Given task: Please print exactly the lines below, from the start of the material up to and including the line with "plt.rcParams['mathtext.it'] = 'Liberation", but none of the pictures.

Information shown:

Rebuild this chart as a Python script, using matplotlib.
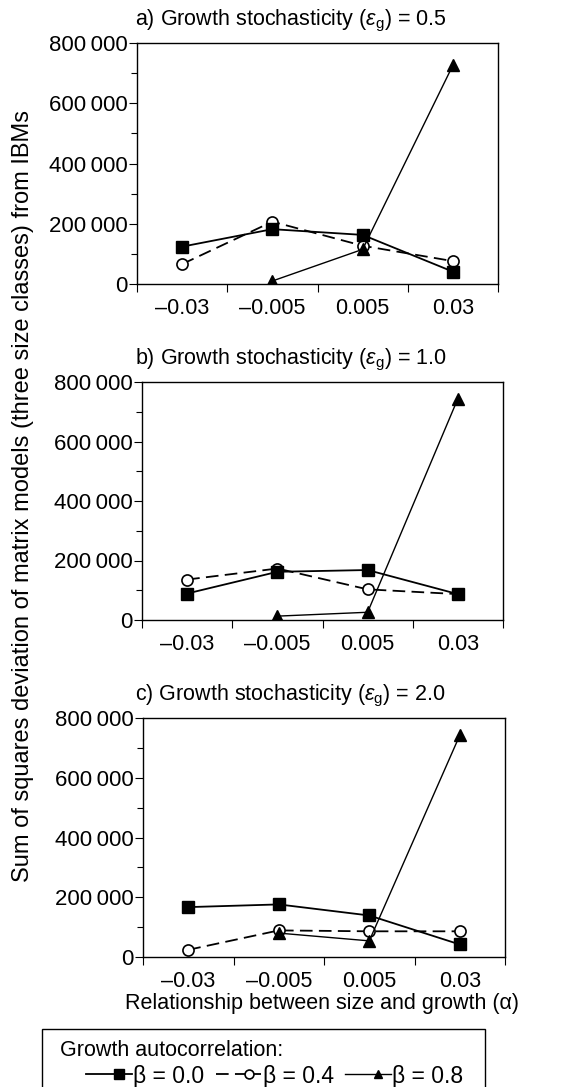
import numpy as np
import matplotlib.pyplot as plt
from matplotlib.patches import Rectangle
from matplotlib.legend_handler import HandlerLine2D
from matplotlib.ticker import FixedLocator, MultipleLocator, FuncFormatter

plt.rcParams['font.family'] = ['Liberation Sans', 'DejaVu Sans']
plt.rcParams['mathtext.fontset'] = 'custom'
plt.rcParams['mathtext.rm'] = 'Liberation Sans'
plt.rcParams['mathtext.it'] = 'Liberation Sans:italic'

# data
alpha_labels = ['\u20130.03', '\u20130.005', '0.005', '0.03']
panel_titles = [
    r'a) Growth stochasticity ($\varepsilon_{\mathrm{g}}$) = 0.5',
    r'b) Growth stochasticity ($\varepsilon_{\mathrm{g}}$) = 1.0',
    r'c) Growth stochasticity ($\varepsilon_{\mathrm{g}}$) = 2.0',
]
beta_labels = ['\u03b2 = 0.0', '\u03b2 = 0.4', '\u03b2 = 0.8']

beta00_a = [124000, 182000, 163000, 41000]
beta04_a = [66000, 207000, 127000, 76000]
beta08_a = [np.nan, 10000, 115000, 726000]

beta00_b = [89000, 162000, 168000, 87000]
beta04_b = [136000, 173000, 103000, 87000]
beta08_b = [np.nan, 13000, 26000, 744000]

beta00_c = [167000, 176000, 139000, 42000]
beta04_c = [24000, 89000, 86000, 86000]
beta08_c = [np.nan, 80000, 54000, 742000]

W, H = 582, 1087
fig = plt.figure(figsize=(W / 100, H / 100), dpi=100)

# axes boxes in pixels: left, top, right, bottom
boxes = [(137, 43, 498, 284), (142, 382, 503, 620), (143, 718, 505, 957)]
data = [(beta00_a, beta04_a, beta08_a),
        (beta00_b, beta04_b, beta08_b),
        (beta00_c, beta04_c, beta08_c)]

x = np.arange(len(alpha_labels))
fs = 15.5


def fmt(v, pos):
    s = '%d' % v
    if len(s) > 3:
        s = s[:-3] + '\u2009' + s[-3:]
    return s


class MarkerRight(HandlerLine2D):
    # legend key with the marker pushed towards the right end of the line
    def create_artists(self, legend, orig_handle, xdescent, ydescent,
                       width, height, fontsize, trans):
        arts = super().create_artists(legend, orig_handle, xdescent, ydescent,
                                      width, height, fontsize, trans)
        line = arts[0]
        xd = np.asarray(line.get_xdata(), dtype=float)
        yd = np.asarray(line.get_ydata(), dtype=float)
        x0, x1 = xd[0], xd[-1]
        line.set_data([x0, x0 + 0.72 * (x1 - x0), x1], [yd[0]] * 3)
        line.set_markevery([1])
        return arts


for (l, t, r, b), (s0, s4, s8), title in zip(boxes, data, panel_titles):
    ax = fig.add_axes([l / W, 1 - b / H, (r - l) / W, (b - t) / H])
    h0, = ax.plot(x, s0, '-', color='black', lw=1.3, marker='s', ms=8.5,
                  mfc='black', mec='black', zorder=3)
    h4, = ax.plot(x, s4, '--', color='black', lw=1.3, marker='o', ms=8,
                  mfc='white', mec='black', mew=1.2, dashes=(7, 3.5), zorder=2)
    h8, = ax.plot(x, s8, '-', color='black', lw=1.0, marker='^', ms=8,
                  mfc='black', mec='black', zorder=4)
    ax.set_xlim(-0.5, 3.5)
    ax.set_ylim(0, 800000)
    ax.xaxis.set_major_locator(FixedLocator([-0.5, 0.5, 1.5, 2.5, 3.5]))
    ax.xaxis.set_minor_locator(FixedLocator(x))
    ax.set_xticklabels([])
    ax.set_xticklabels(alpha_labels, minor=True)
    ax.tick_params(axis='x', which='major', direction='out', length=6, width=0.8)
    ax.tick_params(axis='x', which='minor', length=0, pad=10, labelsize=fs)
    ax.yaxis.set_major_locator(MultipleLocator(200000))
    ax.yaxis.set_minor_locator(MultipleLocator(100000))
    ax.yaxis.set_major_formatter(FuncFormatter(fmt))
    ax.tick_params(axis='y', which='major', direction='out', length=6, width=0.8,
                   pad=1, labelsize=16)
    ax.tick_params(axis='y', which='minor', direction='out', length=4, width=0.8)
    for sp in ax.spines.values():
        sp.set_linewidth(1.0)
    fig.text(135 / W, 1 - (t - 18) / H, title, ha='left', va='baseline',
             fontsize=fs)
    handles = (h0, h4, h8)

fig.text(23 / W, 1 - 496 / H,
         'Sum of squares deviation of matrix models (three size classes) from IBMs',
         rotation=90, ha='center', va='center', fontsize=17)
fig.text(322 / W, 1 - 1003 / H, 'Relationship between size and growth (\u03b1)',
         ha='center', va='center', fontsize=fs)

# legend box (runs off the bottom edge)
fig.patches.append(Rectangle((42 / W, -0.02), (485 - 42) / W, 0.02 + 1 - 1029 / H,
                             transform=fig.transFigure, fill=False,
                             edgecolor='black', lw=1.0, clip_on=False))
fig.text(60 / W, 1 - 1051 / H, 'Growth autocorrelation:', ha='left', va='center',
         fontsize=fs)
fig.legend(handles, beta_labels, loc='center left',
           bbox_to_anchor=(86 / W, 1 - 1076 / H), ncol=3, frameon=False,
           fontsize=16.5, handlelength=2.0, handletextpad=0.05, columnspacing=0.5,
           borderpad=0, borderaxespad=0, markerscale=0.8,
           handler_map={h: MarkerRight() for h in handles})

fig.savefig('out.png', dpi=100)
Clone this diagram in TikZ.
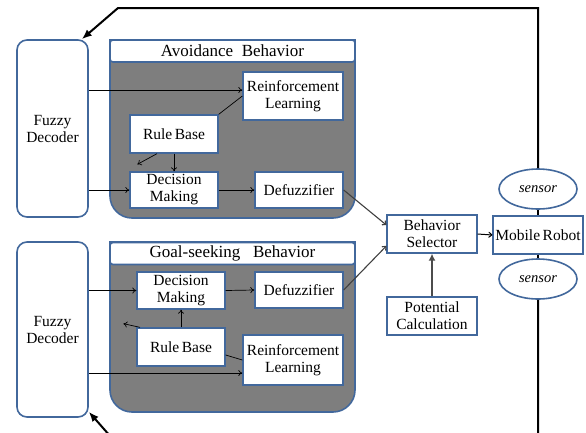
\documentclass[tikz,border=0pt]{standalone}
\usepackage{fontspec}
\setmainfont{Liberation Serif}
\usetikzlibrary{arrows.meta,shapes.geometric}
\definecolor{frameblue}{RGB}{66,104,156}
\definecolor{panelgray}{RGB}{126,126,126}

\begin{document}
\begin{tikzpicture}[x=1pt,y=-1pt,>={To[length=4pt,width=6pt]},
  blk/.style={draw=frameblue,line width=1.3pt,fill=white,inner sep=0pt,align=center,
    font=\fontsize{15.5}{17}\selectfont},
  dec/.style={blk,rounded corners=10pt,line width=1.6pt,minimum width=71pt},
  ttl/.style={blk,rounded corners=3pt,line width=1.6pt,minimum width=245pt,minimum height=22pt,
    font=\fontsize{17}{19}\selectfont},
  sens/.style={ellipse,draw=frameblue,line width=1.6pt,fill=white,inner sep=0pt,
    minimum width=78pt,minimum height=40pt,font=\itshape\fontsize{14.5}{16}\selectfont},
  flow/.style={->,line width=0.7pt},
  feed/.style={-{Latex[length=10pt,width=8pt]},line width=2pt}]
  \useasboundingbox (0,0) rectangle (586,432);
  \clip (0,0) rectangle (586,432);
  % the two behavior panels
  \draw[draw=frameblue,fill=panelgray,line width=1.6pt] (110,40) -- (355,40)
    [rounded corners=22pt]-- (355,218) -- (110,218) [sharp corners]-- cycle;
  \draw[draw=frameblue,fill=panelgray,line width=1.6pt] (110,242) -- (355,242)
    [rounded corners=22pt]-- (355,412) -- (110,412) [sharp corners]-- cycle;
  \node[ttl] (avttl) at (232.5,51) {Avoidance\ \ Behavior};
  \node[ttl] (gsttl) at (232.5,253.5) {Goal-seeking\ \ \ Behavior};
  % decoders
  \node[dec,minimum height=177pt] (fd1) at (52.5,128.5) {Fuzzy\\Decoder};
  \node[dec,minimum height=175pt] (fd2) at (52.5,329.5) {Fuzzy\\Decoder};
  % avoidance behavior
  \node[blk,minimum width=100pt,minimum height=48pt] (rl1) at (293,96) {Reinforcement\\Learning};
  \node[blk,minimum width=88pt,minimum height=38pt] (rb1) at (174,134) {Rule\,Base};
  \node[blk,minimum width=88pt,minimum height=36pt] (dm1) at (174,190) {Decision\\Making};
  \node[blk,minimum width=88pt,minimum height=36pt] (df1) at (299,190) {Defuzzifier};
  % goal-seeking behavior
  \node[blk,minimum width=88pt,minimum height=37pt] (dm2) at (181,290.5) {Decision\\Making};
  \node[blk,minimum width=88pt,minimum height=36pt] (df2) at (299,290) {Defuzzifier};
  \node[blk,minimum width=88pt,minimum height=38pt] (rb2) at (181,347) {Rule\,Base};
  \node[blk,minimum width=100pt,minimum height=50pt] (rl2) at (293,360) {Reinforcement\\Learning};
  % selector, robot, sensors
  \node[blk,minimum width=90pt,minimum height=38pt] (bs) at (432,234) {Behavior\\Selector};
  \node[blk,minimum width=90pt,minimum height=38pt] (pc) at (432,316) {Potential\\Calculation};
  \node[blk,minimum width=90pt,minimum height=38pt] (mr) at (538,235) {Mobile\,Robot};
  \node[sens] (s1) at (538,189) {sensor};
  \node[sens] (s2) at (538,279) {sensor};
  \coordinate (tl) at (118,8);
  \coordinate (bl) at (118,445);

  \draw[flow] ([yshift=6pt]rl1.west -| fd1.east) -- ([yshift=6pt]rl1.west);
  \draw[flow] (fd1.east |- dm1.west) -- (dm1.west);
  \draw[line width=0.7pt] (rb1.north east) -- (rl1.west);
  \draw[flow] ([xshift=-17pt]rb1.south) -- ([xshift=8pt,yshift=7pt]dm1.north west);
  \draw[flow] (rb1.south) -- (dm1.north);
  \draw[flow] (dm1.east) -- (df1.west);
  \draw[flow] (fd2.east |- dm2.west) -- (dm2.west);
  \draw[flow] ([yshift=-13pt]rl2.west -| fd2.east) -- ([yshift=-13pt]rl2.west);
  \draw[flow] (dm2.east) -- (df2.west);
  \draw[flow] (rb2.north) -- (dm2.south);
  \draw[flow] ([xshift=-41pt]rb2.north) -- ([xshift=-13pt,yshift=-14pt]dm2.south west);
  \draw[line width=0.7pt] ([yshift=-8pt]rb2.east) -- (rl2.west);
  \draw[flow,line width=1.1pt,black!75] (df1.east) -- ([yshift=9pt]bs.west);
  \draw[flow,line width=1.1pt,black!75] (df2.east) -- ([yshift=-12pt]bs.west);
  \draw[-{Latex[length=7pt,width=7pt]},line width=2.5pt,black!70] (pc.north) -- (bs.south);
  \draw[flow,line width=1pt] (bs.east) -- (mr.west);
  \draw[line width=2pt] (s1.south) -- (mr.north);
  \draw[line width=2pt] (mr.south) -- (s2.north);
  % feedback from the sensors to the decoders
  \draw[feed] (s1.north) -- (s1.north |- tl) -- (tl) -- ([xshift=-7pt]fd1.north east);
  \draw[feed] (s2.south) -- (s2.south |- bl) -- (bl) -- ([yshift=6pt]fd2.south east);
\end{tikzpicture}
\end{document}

Answer in full:
Rebuild this chart as a Python script, using matplotlib.
import numpy as np
import matplotlib.pyplot as plt
from matplotlib.patches import Rectangle
from matplotlib.legend_handler import HandlerLine2D
from matplotlib.ticker import FixedLocator, MultipleLocator, FuncFormatter

plt.rcParams['font.family'] = ['Liberation Sans', 'DejaVu Sans']
plt.rcParams['mathtext.fontset'] = 'custom'
plt.rcParams['mathtext.rm'] = 'Liberation Sans'
plt.rcParams['mathtext.it'] = 'Liberation Sans:italic'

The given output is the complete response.